I have no idea how it happened, but somehow the head of the lion does not fit. Perhaps I managed to get the legionnaire’s head at just slightly the wrong angle, or I was meant to grind something down. It probably isn’t the cast or the sculpt – Pegaso pieces usually fit together excellently. Regardless, the join lines up beautifully on one side if you want the lion to be looking over to the legionnaire’s left (hard to the left, that is, like some sort of first century rapper who wears his lion’s head at a jaunty angle because he’s totally Via Appia), but does not line up at all if you want it looking straight ahead as it is in the box art. In the end, I was forced to sculpt to fill some pretty huge gaps. As you know, I detest sculpting.
This move from painting sci-fi to historical brings me neatly to my next point, which is something I’ve been thinking about since Euro.
“What do you do?”
At the competition, I met a whole tonne of new people, and it seemed that all of them wanted to ask this question. Normally, I’d say “I’m a technical writer, and it’s not very interesting”, but it was quite clear that they wanted to know what sort of things I painted. It’s a weird way to ask it, but whatever. What I feel many of them really wanted to know was where I fitted into the hobby: was I some sort of degenerate who only paints Napoleonics? One of those weird sci-fi nerds with no appreciation for history? Perhaps a closet neo-Nazi who paints US Civil War Confederates but really wants to paint Schutzstaffel?

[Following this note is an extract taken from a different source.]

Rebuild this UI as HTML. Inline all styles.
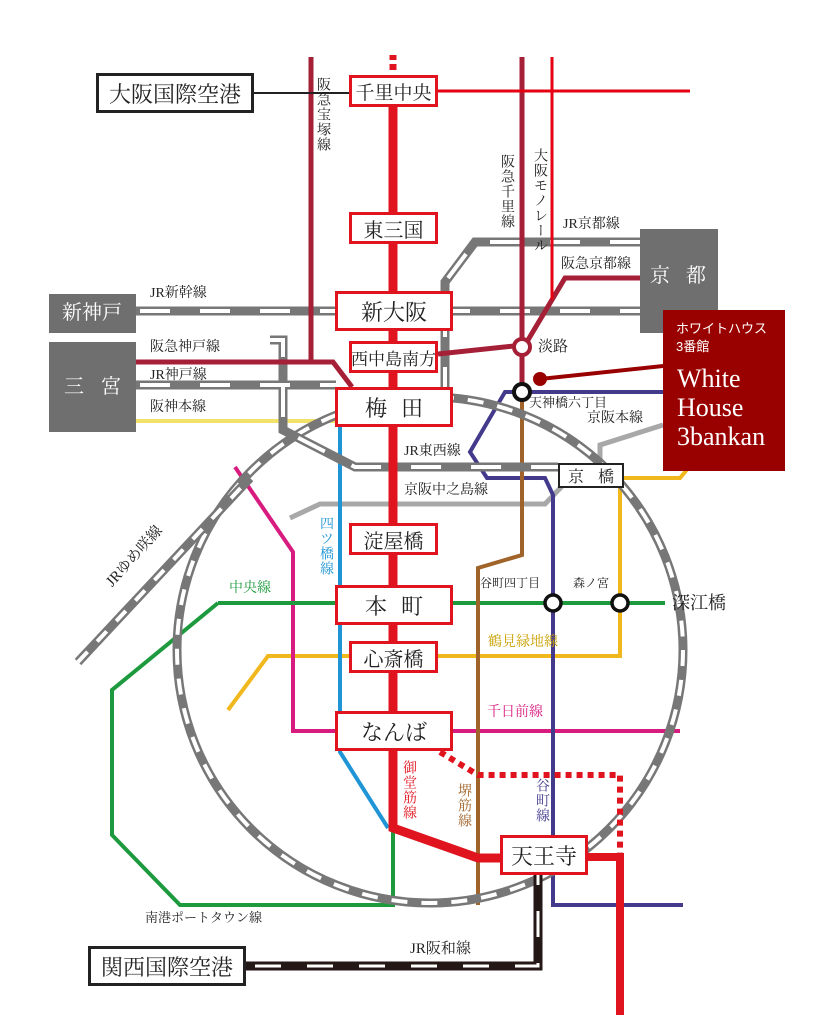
<!DOCTYPE html>
<html><head><meta charset="utf-8"><style>
body{margin:0;background:#fff}
#w{position:relative;width:829px;height:1018px;overflow:hidden;font-family:"Liberation Serif","Noto Serif CJK JP","Noto Serif CJK SC",serif;color:#222}
.t{position:absolute;white-space:nowrap;line-height:1}
.v{position:absolute;writing-mode:vertical-rl;line-height:1;font-size:14px;letter-spacing:1px;white-space:nowrap}
.b{position:absolute;box-sizing:border-box;background:#fff;border:3px solid #e0141e;display:flex;align-items:center;justify-content:center;white-space:nowrap}
.k{border:3px solid #222}
.g{position:absolute;background:#6f6f6f;color:#fff;white-space:nowrap}
.g span{position:absolute;line-height:1}
</style></head><body><div id="w">
<svg width="829" height="1018" style="position:absolute;left:0;top:0">
<g fill="none" stroke-linejoin="miter">
<polyline points="290,518 320,504 545,504 568,480" stroke="#a8a8a8" stroke-width="5"/>
<polyline points="600,470 600,445 663,425" stroke="#a8a8a8" stroke-width="5"/>
<polyline points="228,710 268,656 620,656 620,478 680,478 690,466" stroke="#f0b81c" stroke-width="4"/>
<line x1="136" y1="421" x2="336" y2="421" stroke="#f3e26a" stroke-width="4"/>
<polyline points="235,467 293,552 293,731 680,731" stroke="#d81b7f" stroke-width="4"/>
<polyline points="340,427 340,752 388,828" stroke="#1f95d6" stroke-width="4"/>
<polyline points="218,603 665,603" stroke="#1e9a3e" stroke-width="4"/>
<polyline points="218,603 112,690 112,835 180,905 393,905 393,828" stroke="#1e9a3e" stroke-width="4"/>
<polyline points="663,392 505,392 470,452 487,478 545,478 553,495 553,905 683,905" stroke="#433a8c" stroke-width="4"/>
<polyline points="522,392 522,555 478,568 478,905" stroke="#a0642a" stroke-width="4"/>
<circle cx="430" cy="650" r="253" stroke="#777" stroke-width="9"/>
<circle cx="430" cy="650" r="253" stroke="#fff" stroke-width="4" stroke-dasharray="16 14"/>
<line x1="78" y1="662" x2="250" y2="478" stroke="#777" stroke-width="9"/>
<line x1="78" y1="662" x2="250" y2="478" stroke="#fff" stroke-width="4" stroke-dasharray="14 14"/>
<g stroke="#777" stroke-width="9">
<polyline points="136,311 640,311"/>
<polyline points="136,385 336,385"/>
<polyline points="640,242 475,242 445,282 445,395"/>
<polyline points="270,340 283,340 283,430 355,467 558,467"/>
</g>
<g stroke="#fff" stroke-width="4" stroke-dasharray="30 30">
<polyline points="140,311 640,311"/>
<polyline points="140,385 336,385"/>
<polyline points="640,242 475,242 445,282 445,395"/>
<polyline points="270,340 283,340 283,430 355,467 558,467"/>
</g>
<g stroke="#a51f36" stroke-width="5">
<polyline points="311,57 311,362"/>
<polyline points="136,362 333,362 352,387"/>
<polyline points="438,354 514,346"/>
<polyline points="522,57 522,392"/>
<polyline points="528,340 565,278 640,278"/>
</g>
<line x1="552" y1="57" x2="552" y2="300" stroke="#e60012" stroke-width="3"/>
<line x1="438" y1="91" x2="690" y2="91" stroke="#e60012" stroke-width="3"/>
<line x1="254" y1="93" x2="349" y2="93" stroke="#222" stroke-width="2"/>
<line x1="393" y1="55" x2="393" y2="60" stroke="#e0141e" stroke-width="7"/>
<line x1="393" y1="64" x2="393" y2="70" stroke="#e0141e" stroke-width="7"/>
<polyline points="393,75 393,828 478,858 500,858" stroke="#e0141e" stroke-width="9"/>
<polyline points="440,752 478,775 620,775 620,855" stroke="#e0141e" stroke-width="6" stroke-dasharray="6 5"/>
<polyline points="588,857 620,857 620,1015" stroke="#e0141e" stroke-width="8"/>
<polyline points="245,966 538,966 538,875" stroke="#231815" stroke-width="9"/>
<polyline points="255,966 538,966 538,875" stroke="#fff" stroke-width="3" stroke-dasharray="26 26"/>
<polygon points="540,377 663,364 663,368 540,381" fill="#990000"/>
<circle cx="540" cy="379" r="7" fill="#990000"/>
<circle cx="522" cy="347" r="8" fill="#fff" stroke="#a51f36" stroke-width="4"/>
<circle cx="522" cy="392" r="8" fill="#fff" stroke="#111" stroke-width="4"/>
<circle cx="553" cy="603" r="8" fill="#fff" stroke="#111" stroke-width="3.5"/>
<circle cx="620" cy="603" r="8" fill="#fff" stroke="#111" stroke-width="3.5"/>
</g>
</svg>
<div class="b k" style="left:96px;top:73px;width:158px;height:40px;font-size:22px">大阪国際空港</div>
<div class="b k" style="left:88px;top:946px;width:158px;height:40px;font-size:22px">関西国際空港</div>
<div class="b k" style="left:558px;top:463px;width:66px;height:25px;font-size:16px;border-width:2px;justify-content:space-between;padding:0 8px">京<span>橋</span></div>
<div class="g" style="left:49px;top:294px;width:87px;height:39px"><span style="left:13px;top:9px;font-size:20px">新神戸</span></div>
<div class="g" style="left:49px;top:342px;width:87px;height:90px"><span style="left:15px;top:35px;font-size:20px">三</span><span style="left:52px;top:35px;font-size:20px">宮</span></div>
<div class="g" style="left:640px;top:229px;width:78px;height:104px"><span style="left:10px;top:37px;font-size:20px">京</span><span style="left:46px;top:37px;font-size:20px">都</span></div>
<div style="position:absolute;left:663px;top:310px;width:122px;height:161px;background:#990000;color:#fff">
<div class="t" style="left:13px;top:12px;font-size:13px;font-family:'Liberation Sans','Noto Sans CJK JP',sans-serif">ホワイトハウス</div>
<div class="t" style="left:13px;top:30px;font-size:13px;font-family:'Liberation Sans','Noto Sans CJK JP',sans-serif">3番館</div>
<div class="t" style="left:14px;top:56px;font-size:26px">White</div>
<div class="t" style="left:14px;top:85px;font-size:26px">House</div>
<div class="t" style="left:14px;top:114px;font-size:26px">3bankan</div>
</div>
<div class="b" style="left:349px;top:75px;width:89px;height:32px;font-size:19px">千里中央</div>
<div class="b" style="left:349px;top:212px;width:89px;height:32px;font-size:20px">東三国</div>
<div class="b" style="left:335px;top:291px;width:118px;height:40px;font-size:22px">新大阪</div>
<div class="b" style="left:349px;top:341px;width:89px;height:32px;font-size:17px">西中島南方</div>
<div class="b" style="left:335px;top:387px;width:118px;height:40px;font-size:22px;letter-spacing:14px;padding-left:14px">梅田</div>
<div class="b" style="left:349px;top:523px;width:89px;height:32px;font-size:20px">淀屋橋</div>
<div class="b" style="left:335px;top:585px;width:118px;height:40px;font-size:22px;letter-spacing:14px;padding-left:14px">本町</div>
<div class="b" style="left:349px;top:641px;width:89px;height:32px;font-size:20px">心斎橋</div>
<div class="b" style="left:335px;top:711px;width:118px;height:40px;font-size:22px">なんば</div>
<div class="b" style="left:500px;top:835px;width:88px;height:40px;font-size:22px">天王寺</div>
<div class="v" style="left:315px;top:77px">阪急宝塚線</div>
<div class="v" style="left:499px;top:154px">阪急千里線</div>
<div class="v" style="left:532px;top:148px">大阪モノレール</div>
<div class="v" style="left:318px;top:516px;color:#1f95d6">四ツ橋線</div>
<div class="v" style="left:401px;top:760px;color:#e0141e">御堂筋線</div>
<div class="v" style="left:456px;top:783px;color:#a0642a">堺筋線</div>
<div class="v" style="left:534px;top:778px;color:#433a8c">谷町線</div>
<div class="t" style="left:150px;top:287px;font-size:14px">JR新幹線</div>
<div class="t" style="left:150px;top:341px;font-size:14px">阪急神戸線</div>
<div class="t" style="left:150px;top:369px;font-size:14px">JR神戸線</div>
<div class="t" style="left:150px;top:401px;font-size:14px">阪神本線</div>
<div class="t" style="left:563px;top:218px;font-size:14px">JR京都線</div>
<div class="t" style="left:561px;top:258px;font-size:14px">阪急京都線</div>
<div class="t" style="left:538px;top:340px;font-size:15px">淡路</div>
<div class="t" style="left:529px;top:396px;font-size:13px">天神橋六丁目</div>
<div class="t" style="left:587px;top:412px;font-size:14px">京阪本線</div>
<div class="t" style="left:404px;top:445px;font-size:14px">JR東西線</div>
<div class="t" style="left:404px;top:484px;font-size:14px">京阪中之島線</div>
<div class="t" style="left:229px;top:582px;font-size:14px;color:#1e9a3e">中央線</div>
<div class="t" style="left:480px;top:577px;font-size:12px">谷町四丁目</div>
<div class="t" style="left:573px;top:577px;font-size:12px">森ノ宮</div>
<div class="t" style="left:672px;top:594px;font-size:18px">深江橋</div>
<div class="t" style="left:488px;top:636px;font-size:14px;color:#c9a000">鶴見緑地線</div>
<div class="t" style="left:487px;top:706px;font-size:14px;color:#d81b7f">千日前線</div>
<div class="t" style="left:145px;top:911px;font-size:13px">南港ポートタウン線</div>
<div class="t" style="left:410px;top:942px;font-size:15px">JR阪和線</div>
<div class="t" style="left:104px;top:580px;font-size:15px;transform:rotate(-48deg);transform-origin:left top">JRゆめ咲線</div>
</div></body></html>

I’m reasonably sure my generally confused looks and mumbling about painting whatever grabs me got the point across that I’m not particularly allied with one topic or era, but I think it’s an interesting topic to discuss.
We all pick the models we paint for a reason. I’m not going to begrudge someone for only painting Napoleonics, for instance – I may not really understand why you’d limit yourself, but I can appreciate that for some people there’s a real fascination with that part of history (and the uniforms are really something else). Equally, I don’t think someone who confines themselves to fantasy or sci-fi is doing the hobby a disservice: I’ve heard as many people talk about the incredible creativity of that part of the hobby as I have people muttering that the real world has all the horror and significance you could possibly want.
For me, I sort of muddle around until I see a model that I can imagine painting. I might have a Good Idea – a setting to put it in, or a new colour scheme, perhaps a conversion or some way to drag it into a new context – or I might just really want to see how my version of a traditional paintjob stacks up against the box art (see Saladin). In some cases, I just really want to try painting yellow, or blue, or tartan, or the model has some historical significance to me (see the Otago Hussar).